Já a resolução 302/2002 protegia mananciais urbanos determinando que reservatórios artificiais mantenham uma faixa mínima de 30 metros ao seu redor como Área de Preservação Permanente (APP). Esse tipo de nome se aplica a represamentos e reservatórios de água – como as represas Billings, Guarapiranga e Cantareira, em São Paulo; ou Reservatório do Funil, no Rio de Janeiro – e protege seus entornos de ocupações irregulares. Mais uma vez, a revogação libera essas áreas a especulação imobiliária que agora tem sinal verde para construção de residências de luxo na beira de mananciais, o que vai colocar em risco a qualidade das águas que abastece as grandes cidades.

O conselho também revogou a resolução 284, que determinava projetos de irrigação na agricultura ao processo de licenciamento ambiental. Hoje sabemos que 72% da água consumida no país vai para a agricultura. O licenciamento ambiental serve para dar parecer técnico sobre vazão de água, o estudo sobre o impacto de uma bacia hidrográfica etc. Sem isso, sem a menor regulamentação, o agronegócio tá livre pra roubar a água de rios e de lençóis freáticos, o que certamente vai impactar comunidades e cidades inteiras que terão suas águas roubadas para os monocultivos do agronegócio. Não por acaso, a revogação foi festejada pela Confederação Nacional da Agricultura (CNA), que tem cadeira cativa no Conama.

Por fim, o conselho e aprovou ainda uma nova resolução que permite a queima de resíduos de poluentes orgânicos, como agrotóxicos, em fornos de produção de cimento. No Brasil é proibido queimar qualquer tipo de lixo. Mas isso poderá mudar em breve, pois a revogação atende os interesses do setor de resíduos sólidos que está interferindo na elaboração do novo Plano Nacional de Resíduos Sólidos. São empresários – a nata do lixo – que desejam abrir as porteiras para a incineração geral do lixo, o que vai acarretar num baita problema de poluição atmosférica.

A boiada de Salles cortou caminho para atender interesses dos ruralistas e de outros setores xucros da burguesia.
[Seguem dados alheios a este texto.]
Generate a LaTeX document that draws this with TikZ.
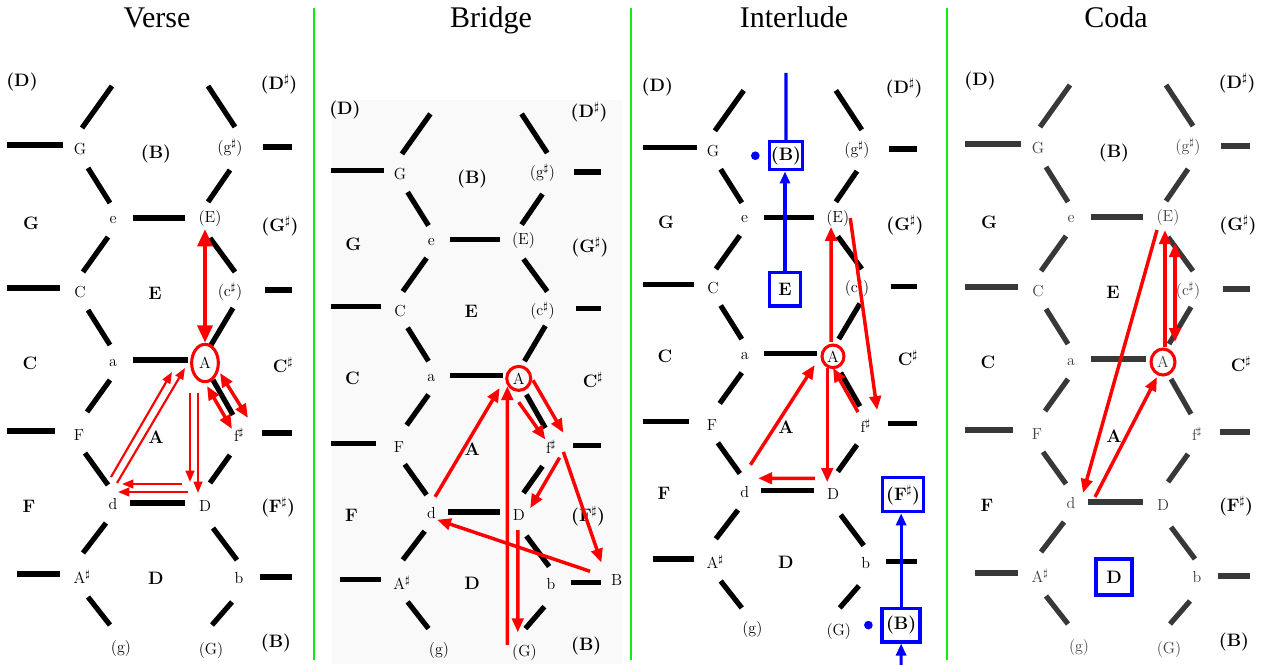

Muitas dessas medidas já estavam em andamento no Congresso, como uma lei de flexibilização da lei geral de licenciamento ambiental, em negociação na Câmara dos Deputados.

O revogaço de Salles também vai aumentar a violência contra ambientalistas e comunidades que dependem desses ecossistemas para se reproduzir, pois intensifica os conflitos e as disputas pelo uso do território com os representantes do capital. Lembrando que o Brasil já é o país que mais assassina ambientalista em todo o mundo.

Mas tudo isso evidencia a enorme fragilidade da legislação ambiental brasileira. Boa parte dela, naturalmente, foi uma conquista de décadas de lutas do movimento ambiental e de comunidades. No entanto, o capitalismo revela sua face mais cruel com o atual governo que desmonta uma após a outra as frágeis conquistas do passado. Tudo isso demonstra que sem a superação do capitalismo, a catástrofe ambiental vai continuar e ameaça a existência da maioria da civilização.